Christian Bigotry over Muslims' Call to Prayers
According to Al-Jazeraa:
"I object to the content of the Arabic call to prayer…" said Hamtramck native Bob Golen. "A US citizen should not be subjected to the tenets of someone else's religion." Abd Allah al-Ghazali, a local businessman, said he and other Muslims "are citizens of this country, too." When al-Ghazali recited the call to prayer in Arabic, some in the crowd shouted "talk American" and "speak English."
A Muslim physician walked out the hearing shaking his head and said, "I never knew they hated us so much." Another local, Gabriel al-Aziz, said he was "blown away by the level of intolerance I see here".

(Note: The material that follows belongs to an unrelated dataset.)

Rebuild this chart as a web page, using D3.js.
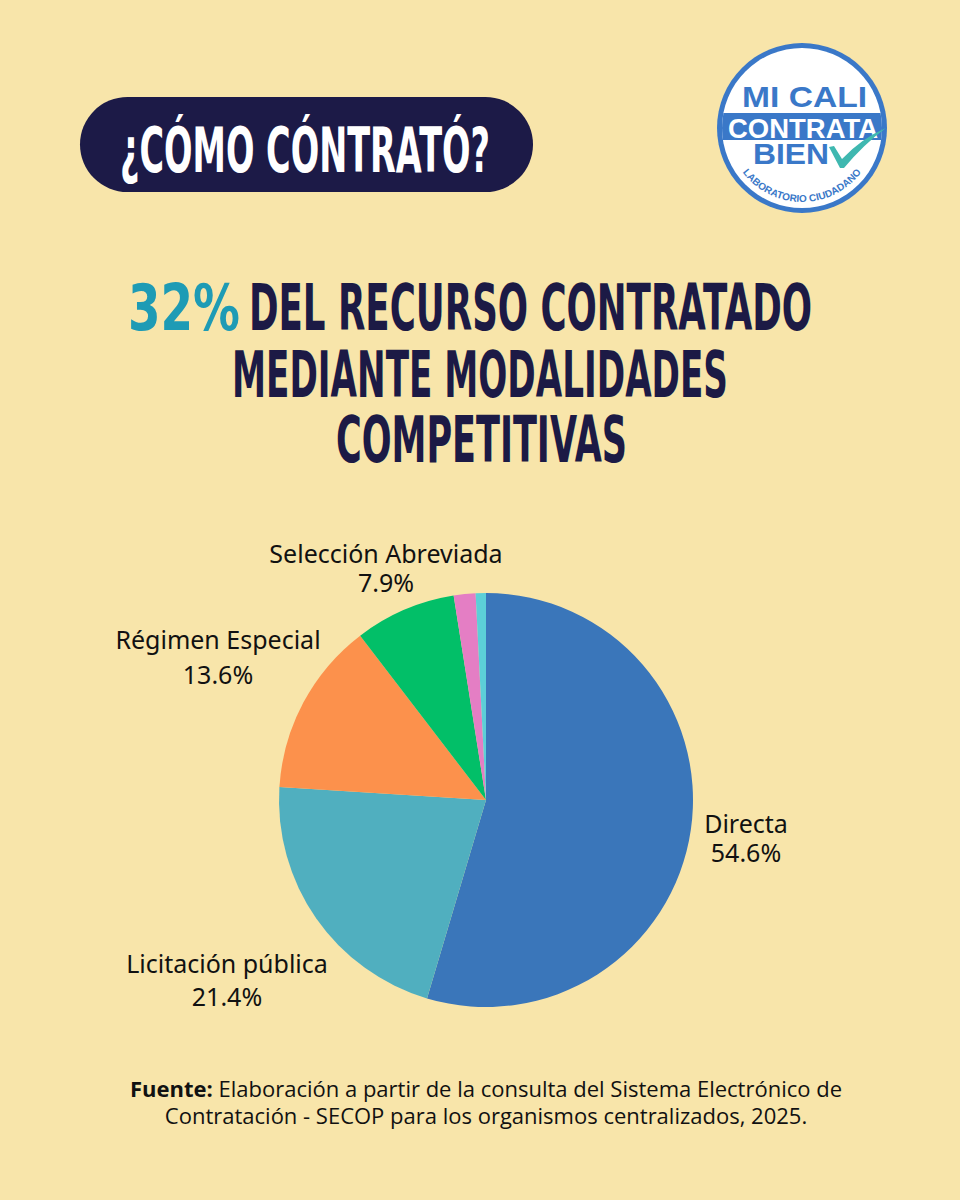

J. Grant Swank, Jr. writes for MichNews:
I guess the Mafia call to prayer will be next. ... Oh well, so much for insanity in liberal, lamebrain America. It won’t be long till Muslim murderers global will take over the nation. Give it a few years at most; maybe not even that. Don’t we know from past experience that when the devil walks in, he always talks smoothly and with a kiss, as in Judas Iscariot, as in handsome serpent in the Garden?

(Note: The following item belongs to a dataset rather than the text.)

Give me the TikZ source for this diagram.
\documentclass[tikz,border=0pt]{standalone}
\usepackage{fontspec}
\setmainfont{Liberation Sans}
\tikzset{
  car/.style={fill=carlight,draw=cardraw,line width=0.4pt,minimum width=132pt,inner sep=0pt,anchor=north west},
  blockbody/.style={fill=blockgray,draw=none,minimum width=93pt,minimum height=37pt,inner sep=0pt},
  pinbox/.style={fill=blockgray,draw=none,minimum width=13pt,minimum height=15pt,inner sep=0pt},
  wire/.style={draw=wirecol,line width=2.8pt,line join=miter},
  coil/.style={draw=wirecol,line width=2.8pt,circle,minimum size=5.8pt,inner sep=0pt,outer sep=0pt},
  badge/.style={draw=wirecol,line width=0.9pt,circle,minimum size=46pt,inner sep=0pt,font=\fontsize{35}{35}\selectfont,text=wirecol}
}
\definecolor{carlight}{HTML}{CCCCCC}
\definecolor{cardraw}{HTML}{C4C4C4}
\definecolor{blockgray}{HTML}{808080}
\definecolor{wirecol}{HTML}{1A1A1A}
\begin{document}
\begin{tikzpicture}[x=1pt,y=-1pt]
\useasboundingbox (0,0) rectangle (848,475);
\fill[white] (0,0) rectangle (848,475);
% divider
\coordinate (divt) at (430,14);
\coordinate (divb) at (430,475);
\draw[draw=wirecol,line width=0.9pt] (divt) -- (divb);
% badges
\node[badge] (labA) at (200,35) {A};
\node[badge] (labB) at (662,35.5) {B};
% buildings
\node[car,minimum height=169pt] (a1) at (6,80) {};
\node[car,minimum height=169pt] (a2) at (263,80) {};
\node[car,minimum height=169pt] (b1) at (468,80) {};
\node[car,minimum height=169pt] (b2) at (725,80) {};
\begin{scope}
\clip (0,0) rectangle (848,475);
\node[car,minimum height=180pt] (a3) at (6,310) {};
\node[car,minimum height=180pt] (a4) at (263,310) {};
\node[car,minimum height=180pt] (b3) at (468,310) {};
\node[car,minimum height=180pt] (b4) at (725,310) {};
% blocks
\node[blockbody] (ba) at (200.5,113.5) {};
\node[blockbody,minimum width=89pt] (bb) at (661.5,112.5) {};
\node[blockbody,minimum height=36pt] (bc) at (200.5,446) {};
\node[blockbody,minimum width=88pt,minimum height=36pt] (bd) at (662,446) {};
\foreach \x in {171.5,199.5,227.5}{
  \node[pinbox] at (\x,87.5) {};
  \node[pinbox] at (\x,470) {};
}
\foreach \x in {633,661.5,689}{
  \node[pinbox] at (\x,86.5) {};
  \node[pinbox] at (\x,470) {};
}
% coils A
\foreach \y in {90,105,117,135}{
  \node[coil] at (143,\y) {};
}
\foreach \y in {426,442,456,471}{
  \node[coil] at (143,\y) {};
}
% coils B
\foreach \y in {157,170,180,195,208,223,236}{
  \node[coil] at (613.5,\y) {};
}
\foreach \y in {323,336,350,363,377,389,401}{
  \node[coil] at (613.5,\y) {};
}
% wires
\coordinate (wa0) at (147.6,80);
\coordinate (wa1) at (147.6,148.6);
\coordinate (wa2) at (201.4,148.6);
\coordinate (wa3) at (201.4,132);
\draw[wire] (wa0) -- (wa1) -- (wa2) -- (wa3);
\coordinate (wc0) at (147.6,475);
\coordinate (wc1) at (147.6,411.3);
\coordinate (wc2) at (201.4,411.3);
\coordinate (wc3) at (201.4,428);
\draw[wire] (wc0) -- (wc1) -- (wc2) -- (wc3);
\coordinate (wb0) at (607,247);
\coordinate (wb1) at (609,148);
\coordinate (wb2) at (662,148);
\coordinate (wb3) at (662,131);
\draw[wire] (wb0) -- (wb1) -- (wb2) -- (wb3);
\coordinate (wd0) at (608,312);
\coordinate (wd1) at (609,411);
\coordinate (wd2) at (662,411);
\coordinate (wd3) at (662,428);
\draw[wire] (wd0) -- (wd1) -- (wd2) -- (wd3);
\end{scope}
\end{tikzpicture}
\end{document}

Real truth is that there is nothing peaceful in the Koran on which Islam is based. Just take a look at the New Iraq. Read the blood passages of the Koran... Take a look at the Muslim clerics and see if you can find a peace branch among them. Not. There are a few Christians who protested, forewarning neighbors that this could be the start of something horrific, as in blood letting, as in seeking to do away with the "infidels," that is, non-Muslims, as in Middle East mayhem and murder, as is in New Iraq bombing by suicide tenders, as in Islamic enthusiasts who profile as clerics while in fact are murder pushers maximum.
According to the Atlanta Journal-Constitution:
On Election Day in 1999, members of a residents group questioned would-be voters of Middle Eastern or Asian appearance on their eligibility to vote. In response to complaints of discrimination, the Justice Department sent monitors during local elections in 2001.
Joanne Golen, a lifelong Hamtramck resident, said she finds the content of the call to prayer offensive. "It says Allah is the one and only God. I am Christian. My God is Jesus Christ. That is my only objection--that I have to listen to a God other than the one I believe in praised five times a day,'' said Golen, 68. Caroline Zarski, 81, said allowing the call would put Islam above other religions.
Chad Groening writes in Agape Press:
Some Christian residents, like Joanne Golen, resent the city allowing Muslims to impose their religion on everybody else. Golen feels her rights are being violated. "Allah is not my god -- my God is Jesus Christ, who is the Son of God," she says. "And I feel it's against my constitutional rights to have to hear this at sunrise, four more times at sunset, which may be ten o'clock, blaring in my ears, telling me about their god."
Golen considers it offensive for her and other Christians to have to hear chants from a mosque. "I do not impose Jesus on them because He's quiet," the Hamtramck resident says. "Jesus calls in a quiet, gentle voice -- He doesn't have to blare over a PA system to call His followers. "We know when it's time to go to church; we pray constantly -- we don't need a call to prayer. My life is a prayer, and I resent this."
If people were to simply argue that the prayers would be louder than church bells, then they might have a case that Muslims were being treated better than other religions. So long as church bells ring, however, and the prayers aren't louder than the bells, then there isn't much of a case.
Instead of making reasonable arguments, however, the people are being much more honest with their feelings: they actually think that it is against their Constitutional rights to have to be faced with Islam. That sounds a lot like... a demand for freedom from religion. Not just that, but it's a freedom from religion like what the Christian Right claims atheists ask for, even though we don't. Talk about hypocrisy. Here we have right-wing Christians demanding that religion be removed from public.
Update: the resolution passed, unanimously!